Directive
Leave out every picture. Copy exactly the lines from the one holding "Recreate this image" through the one holding "import plotly.graph_objects as go".

---------- Material provided

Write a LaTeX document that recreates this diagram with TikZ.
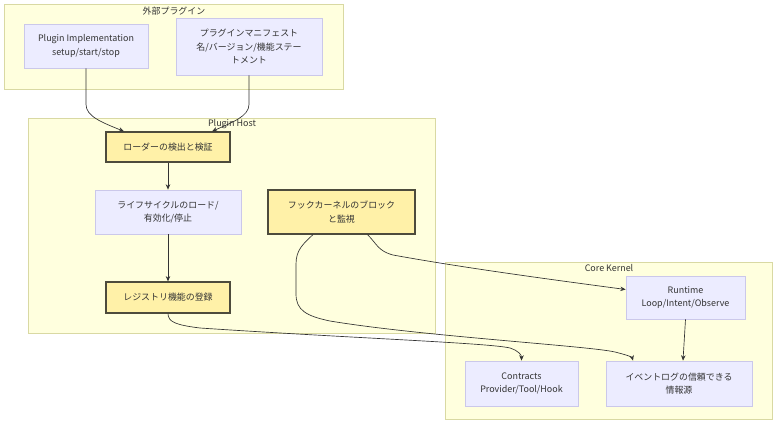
\documentclass[tikz,border=0pt]{standalone}
\usepackage{fontspec}
\setmainfont{Noto Sans CJK JP}
\usetikzlibrary{arrows.meta,calc}
\definecolor{clfill}{HTML}{FFFFDE}
\definecolor{cldraw}{HTML}{D9D9A3}
\definecolor{nfill}{HTML}{ECECFF}
\definecolor{ndraw}{HTML}{CBC8EA}
\definecolor{kfill}{HTML}{FFF1A8}
\definecolor{kdraw}{HTML}{4D4B3C}
\definecolor{ink}{HTML}{333333}
\begin{document}
\begin{tikzpicture}[x=0.75pt,y=-0.75pt,
		font=\fontsize{6.7}{10.2}\selectfont,text=ink,
		cluster/.style={fill=clfill,draw=cldraw,line width=0.6},
		dims/.style 2 args={minimum width=#1*0.75pt,minimum height=#2*0.75pt},
		plain/.style={fill=nfill,draw=ndraw,line width=0.6,align=center,inner sep=0pt},
		key/.style={fill=kfill,draw=kdraw,line width=0.9,align=center,inner sep=0pt},
		link/.style={draw=ink,line width=0.5,-{Stealth[length=4pt,width=3.4pt]}}]
		\useasboundingbox (0,0) rectangle (784,429);
		% subgraphs
		\draw[cluster] (4,4) rectangle (343,89);
		\draw[cluster] (28,118) rectangle (435,333);
		\draw[cluster] (445,262) rectangle (772,419);
		\node (exttitle) at (174,11) {外部プラグイン};
		\node (hosttitle) at (232,124) {Plugin Host};
		\node (coretitle) at (609,268) {Core Kernel};
		% nodes
		\node[plain,dims={124}{44}] (impl) at (86,46) {Plugin Implementation\\setup/start/stop};
		\node[plain,dims={146}{57}] (manifest) at (249,46.5) {プラグインマニフェスト\\名/バージョン/機能ステー\\トメント};
		\node[key,dims={124}{30}] (loader) at (168,147) {ローダーの検出と検証};
		\node[plain,dims={146}{44}] (life) at (168,212) {ライフサイクルのロード/\\有効化/停止};
		\node[key,dims={124}{31}] (registry) at (168,297.5) {レジストリ機能の登録};
		\node[key,dims={147}{44}] (hook) at (341.5,212) {フックカーネルのブロック\\と監視};
		\node[plain,dims={119}{43}] (runtime) at (685.5,297.5) {Runtime\\Loop/Intent/Observe};
		\node[plain,dims={113}{45}] (contracts) at (521.5,383.5) {Contracts\\Provider/Tool/Hook};
		\node[plain,dims={146}{45}] (eventlog) at (679,383.5) {イベントログの信頼できる\\情報源};
		% edges
		\draw[link] (impl.south) -- ++(0,36) .. controls +(0,12) and +(-22,-9) .. ($(loader.north)+(-44,0)$);
		\draw[link] (manifest.south) -- ++(0,29) .. controls +(0,12) and +(20,-9) .. ($(loader.north)+(44,0)$);
		\draw[link] (loader.south) -- (life.north);
		\draw[link] (life.south) -- (registry.north);
		\draw[link] ($(hook.south)+(26,0)$) .. controls (377,244) and (378,251) .. (393,255)
			.. controls (470,269) and (570,282) .. ($(runtime.west)+(0,-8)$);
		\draw[link] ($(hook.south)+(-28.5,0)$) .. controls (303,244) and (296,250) .. (296,264) -- (296,294)
			.. controls (296,310) and (306,316) .. (330,321)
			.. controls (420,336) and (590,346) .. (615,352)
			.. controls (627,355) and (632,357) .. ($(eventlog.north)+(-46,0)$);
		\draw[link] (registry.south) .. controls (168,322) and (176,325) .. (200,328)
			.. controls (350,338) and (490,343) .. (510,348)
			.. controls (519,351) and (521.5,355) .. (contracts.north);
		\draw[link] (runtime.south) -- ($(eventlog.north)+(4,0)$);
	\end{tikzpicture}
\end{document}
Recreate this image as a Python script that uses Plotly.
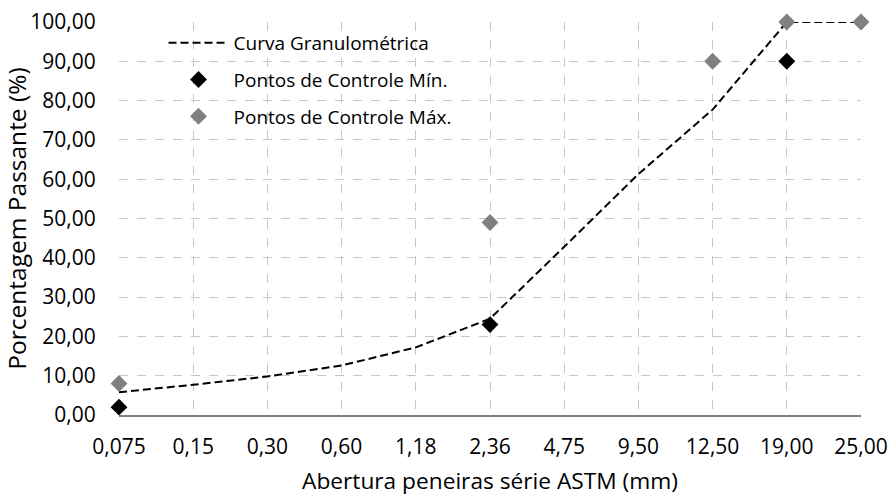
import plotly.graph_objects as go

# Sieve openings (ASTM series) and passing percentages
sieves = ["0,075", "0,15", "0,30", "0,60", "1,18", "2,36", "4,75", "9,50", "12,50", "19,00", "25,00"]
curve = [5.8, 7.7, 9.8, 12.6, 17.2, 24.5, 42.8, 61.3, 77.7, 100.0, 100.0]

min_sieves = ["0,075", "2,36", "19,00"]
min_values = [2.0, 23.0, 90.0]

max_sieves = ["0,075", "2,36", "12,50", "19,00", "25,00"]
max_values = [8.0, 49.0, 90.0, 100.0, 100.0]

y_ticks = [0, 10, 20, 30, 40, 50, 60, 70, 80, 90, 100]
y_tick_text = [f"{v:.2f}".replace(".", ",") for v in y_ticks]

FONT = "Open Sans"

fig = go.Figure()
fig.add_trace(go.Scatter(
    x=sieves, y=curve, mode="lines", name="Curva Granulométrica",
    line=dict(color="black", width=2, dash="8px,4px"), legendgroup="a",
    cliponaxis=False,
))
fig.add_trace(go.Scatter(
    x=min_sieves, y=min_values, mode="markers", name="Pontos de Controle Mín.",
    marker=dict(symbol="diamond", size=13, color="black"), legendgroup="b",
    cliponaxis=False,
))
fig.add_trace(go.Scatter(
    x=max_sieves, y=max_values, mode="markers", name="Pontos de Controle Máx.",
    marker=dict(symbol="diamond", size=13, color="#808080"), legendgroup="c",
    cliponaxis=False,
))

# white panel behind the legend, hiding the gridlines
fig.add_shape(
    type="rect", xref="paper", yref="paper", layer="between",
    x0=0.002, x1=0.49, y0=0.705, y1=0.992,
    fillcolor="white", line=dict(width=0),
)

grid = dict(showgrid=True, gridcolor="#c8c8c8", gridwidth=1, griddash="dash", zeroline=False)

fig.update_layout(
    width=891, height=496,
    margin=dict(l=119, r=30, t=22, b=81),
    paper_bgcolor="white", plot_bgcolor="white",
    font=dict(family=FONT, color="#000000", size=21),
    legend=dict(
        x=0.06, y=0.995, xanchor="left", yanchor="top",
        bgcolor="rgba(0,0,0,0)", font=dict(size=19, family=FONT),
        itemwidth=60, tracegroupgap=9,
    ),
    xaxis=dict(
        type="category", categoryorder="array", categoryarray=sieves,
        range=[0, 10], tickfont=dict(size=21), ticks="outside", ticklen=12,
        tickcolor="rgba(0,0,0,0)", automargin=False,
        showline=True, linecolor="#808080", linewidth=2,
        title=dict(text="Abertura peneiras série ASTM (mm)", font=dict(size=22.7), standoff=14),
        **grid,
    ),
    yaxis=dict(
        range=[0, 100], tickvals=y_ticks, ticktext=y_tick_text,
        tickfont=dict(size=21), showline=False, ticks="outside", ticklen=18,
        tickcolor="rgba(0,0,0,0)", automargin=False,
        title=dict(text="Porcentagem Passante (%)", font=dict(size=24.5), standoff=3),
        **grid,
    ),
)

fig.write_html("out.html")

--------------------

Answer below
Recreate this image as a Python script that uses Plotly.
import plotly.graph_objects as go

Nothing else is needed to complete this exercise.